Unlike Elizabeth Hurley, I did not plan a ‘special gift’ for my husband. I did not change my last name to his. I am glad, for when we parted legally there was no decision to be taken about reverting to the maiden name.
Recently, a police officer complained that his ex-wife was misusing his name. The Mumbai high court ruled that a divorced woman must not use her former husband’s name and surname anywhere, including in her bank account.
It is entirely possible that some women may misuse the ex-spouse’s name. But reports in the Indian media have been quite crass, especially with reference to high society women. “Often such women continue to keep their marital surnames after a divorce to ensure better networking, or to remain in the social circle.”
It does not take into account that there have been instances where the women find themselves in an awkward position and in the patriarchal system that even the puff brigade follows they become persona non grata. Those who are now talking about misuse quite forget that when the marriage was on, the men used these women as arm candy to up their visibility quotient. In many cases it meant showing off the wife in designer wear, which made it seem as though the male was in a position to pamper her. It is a fact that quite a few of these women got into some sort of business – usually jewellery designing, fashion, charity because of the connection. This is turn gave the men the added halo of being enablers of woman power!
Although I was quite comfortably-placed as a columnist when my ex met me – he got in touch with me as a reader – I know he was looked upon as some sort of saint. After all, I wrote “like that”! No offence meant, but he did manage to get that Pope-like beatific look on his face. I am sure our balcony would have been more Vatican than Romeo and Juliet.
Within marriages, too, there is the use/misuse aspect, but it is seen as legitimate, even if it crosses all limits of decent give-and-take. In family settings or in his work-related social situations, his last name was mentioned.
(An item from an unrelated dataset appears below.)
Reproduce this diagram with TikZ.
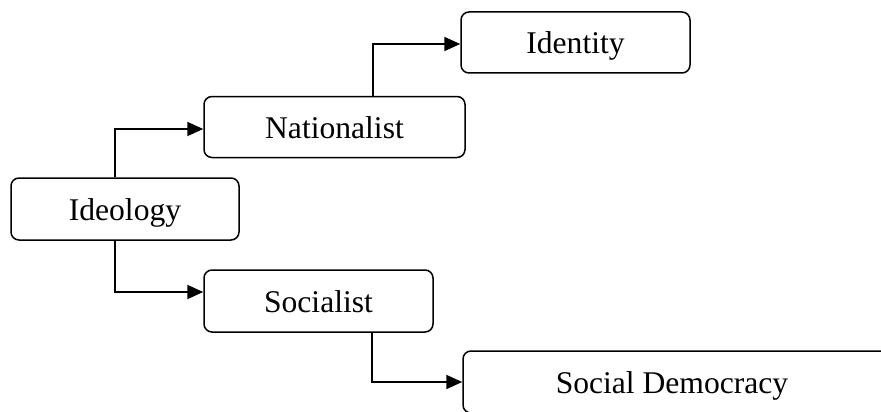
\documentclass[tikz,border=0pt]{standalone}
\usepackage{fontspec}
\setmainfont{Liberation Serif}
\usetikzlibrary{arrows.meta}
\begin{document}
\begin{tikzpicture}[x=1pt,y=-1pt,
  box/.style={draw=black,line width=1.5pt,rounded corners=8pt,inner sep=0pt,
    text height=22pt,text depth=0pt,font=\fontsize{31.6}{38}\selectfont},
  arr/.style={draw=black,line width=1.9pt,-{Triangle[length=16pt,width=14pt]}}]
\useasboundingbox (0,0) rectangle (881,412);
\clip (0,0) rectangle (881,412);
\node[box,minimum width=228pt,minimum height=62pt] (ideo) at (125,209) {Ideology};
\node[box,minimum width=261pt,minimum height=61pt] (nat) at (334.5,127) {Nationalist};
\node[box,minimum width=229pt,minimum height=61pt] (ident) at (575.5,42.5) {Identity};
\node[box,minimum width=229pt,minimum height=62pt] (soc) at (318.5,301) {Socialist};
\node[box,minimum width=432pt,minimum height=62pt] (sd) at (679,382) {Social Democracy\hspace*{14pt}};
\draw[arr] ([xshift=-10pt]ideo.north) |- ([yshift=-2pt]nat.west);
\draw[arr] ([xshift=-10pt]ideo.south) |- ([yshift=9pt]soc.west);
\draw[arr] ([xshift=38.5pt]nat.north) |- ([yshift=-1.5pt]ident.west);
\draw[arr] ([xshift=53.5pt]soc.south) |- (sd.west);
\end{tikzpicture}
\end{document}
In invitations that were meant for me, though, people went out of their way to confirm his and added it. I cannot understand. If a woman is expected to be Mrs. So-and so, then why does society become politically correct when it comes to male identity?
And what is the guarantee that the former male spouses do not misuse the woman’s name? The fact that she was a part of his social circle and has something going for her could well be enough bait. The male ego often uses it in rather disgusting ways. A certain film star from the South married to a well-known dancer started living in with another film star. He would shamelessly make personal digs about his ex-wife, aware that she was famous enough for people to be interested. She had retained her maiden name.
And then there is this socialite, quite known at one time in her field, who had a long-term relationship with an extremely prominent idiot. He left her for a younger woman, but she was pregnant. She bore him a son. Today, since she uses her first husband’s name, she had to approach him for permission to add to her son’s as well as gave the child this other man’s name although they were never married.
So, who is using whose name here? The ex- husband has his own life, but agreed to give his name to a son not his. Does it help him grab Page 3 eyeballs? The live-in guy for happily flaunting a son although he had nothing to later do with the woman? The woman for managing this coup? The father of her child married again and has a daughter, and apparently everyone lives happily including a daughter from his first marriage who is probably as old as his third wife.
Since these people belong to the charmed circle, no one really bothers. It will be difficult for people who lead different lives. If the courts have announced their verdict in one case and it is said it would set a precedent, it is really a regressive verdict painting women as ‘marriage careerists’. It might also help if the law then gives women who have custody of the children to let them use the mother’s name.
We need to look at the issue holistically and not throw away traditional nomenclature while remaining conservative.
Therefore, I cannot understand why Elizabeth Hurley is making a noise about the special gift for her husband. She is adding his last name to his and that too, as one report states, “when she is not working”. He married her when she was working and the hyphenated Elizabeth Hurley-Nayar would not affect her career. Her reason is, “Arun is quite old fashioned about these things.” For three years that they were married was it okay? A friend told the papers, “She is doing this to please him. It’s her publicly accepting that she is his woman.”
For years before they were married, it was obvious that they were a couple. To make it more than clear they even tried making out in the first class cabin of a British Airways aircraft. Their wedding ceremonies were the typical exotica geared for ‘Hello!’ magazine. All this was public. She won’t become his woman by adding his name just as he won’t cease to be the guy she married by not adding her name to his.
Relationships, marriage or otherwise, need more than seals of any kind. And if it is a seal that keeps you in it – not to speak of mortgages and children – then that constitutes misuse.